Johann went to great lengths to capture the authentic feel of the north of England and Ireland a quarter of a century ago for "Mother´s Day."  “I asked myself ‘what do the 1990s look like?’”, he says. “The fifties, the sixties, the seventies have a ‘look’ – but the nineties? I spent a long time looking at archive film from the nineties, from Belfast and Dublin and Warrington. I wanted to project the time and I didn’t want to apply any gloss to it, in fact I wanted to strip out any glossiness and get down to the real. I designed my own LUTs to match that – to create a dirty, dingy look.”

“I chose 25 pantone colors, taken from archive of clothes, cars, interiors… there were tans and yellows and blues and burgundies. I made an A3 ‘Mood Board’ and fed it into set design, costume, make-up. That enabled us to stay within the color palette of the time.” 
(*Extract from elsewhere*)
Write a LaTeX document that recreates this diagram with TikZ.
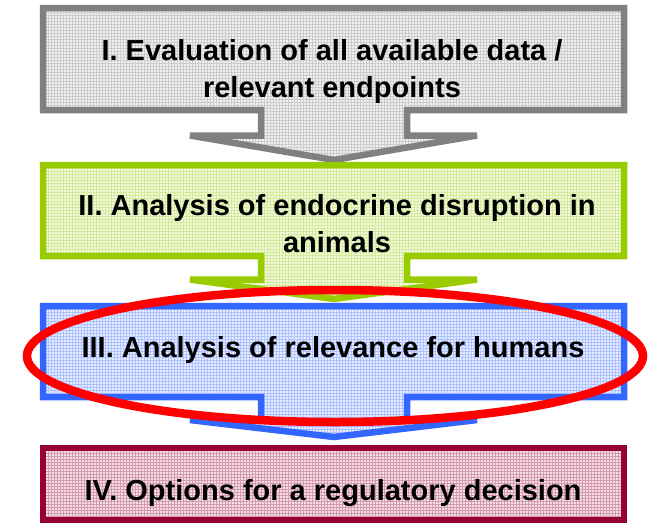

The film opens with the lead-up to the bombing, and the explosions that caused panic and death on that day in Warrington. It is beautifully handled, combining the brutality of the event with a profound respect for the victims. It also manages to convey the abrupt sudden savagery of explosions and the way in which time can seem to expand in the short, fragmented moments that follow a blast, when lives are snuffed-out, or forever changed.

This, and the fine performances of the cast, are well served by the AMIRA’s Super 35mm depth of field, which captures every detail, and every grimace and tear. But, above all it is the versatility of the AMIRA that appeals to Johann. 

“The ARRI system allows you to make each project distinctive, different. My work is rooted in the British documentary tradition, a sensibility based on realism,” he says, with heavy emphasis on the last word. “I love to recreate that, the naturalism I’m used to – I think that’s a very British thing. But a huge range of aesthetics is possible using ARRI cameras – you can go from Bollywood to Belfast, with everything in between. The AMIRA’s a great tool. I love it.”